Search out some statistic and sprinkle them in. Even if the data you find isn’t easy for machines to read, it should be possible as a human to pick out numbers which help you explain your case.

Step 3: Season and serve

There are many variations on sprinkled statistics. Some people like to simply add in some numbers to presentation slides, others like to drop the numbers they find into a spreadsheet and create some graphs. Here are some simple variations we like:

  • The quick quiz - Showing your audience don't know as much as they think they know is always fun way to start a presentation (it worked for Hans Rosling ) - so why not put together a few slides that introduce the title of a statistics (e.g. “The number of under 18s in this ward”) before a slide showing the answer.
  • Show the size of it- If you have a slide comparing numbers from two different years where there was a big change, simply set their font-sizes to represent the difference. 

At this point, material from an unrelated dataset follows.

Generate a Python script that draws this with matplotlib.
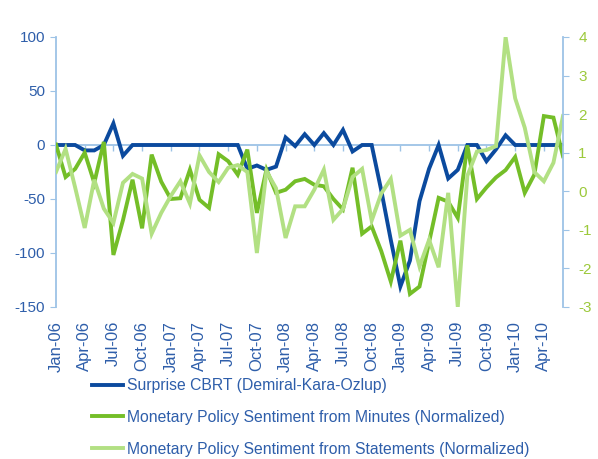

    For example, if spending on parks in one year was £2.4m, and the next year it was £1.2m, write £2.4m in 24pt text, next to £1.2m in 12pt text. If they’re to small, just double them both up until they fill the screen and show the difference.
  • Ratings and rankings- If you find a spreadsheet of data that compares your area to other local areas you could use the sort feature to find rough-rankings against a particular number (e.g. percentage of people in work). You can then tell readers your approximate ranking amongst other areas, for example, “we are approximately 55 out of 300 local areas when it comes to having high unemployment - that puts firmly in the third with highest unemployment”.

    Take care to only sort on percentages, and search the web to check if an official ranking, where statisticians have looked at the details to let you take out the 'approximately'

Examples and variations

Got an example of sprinkled statistics to share? Edit this page to add it in…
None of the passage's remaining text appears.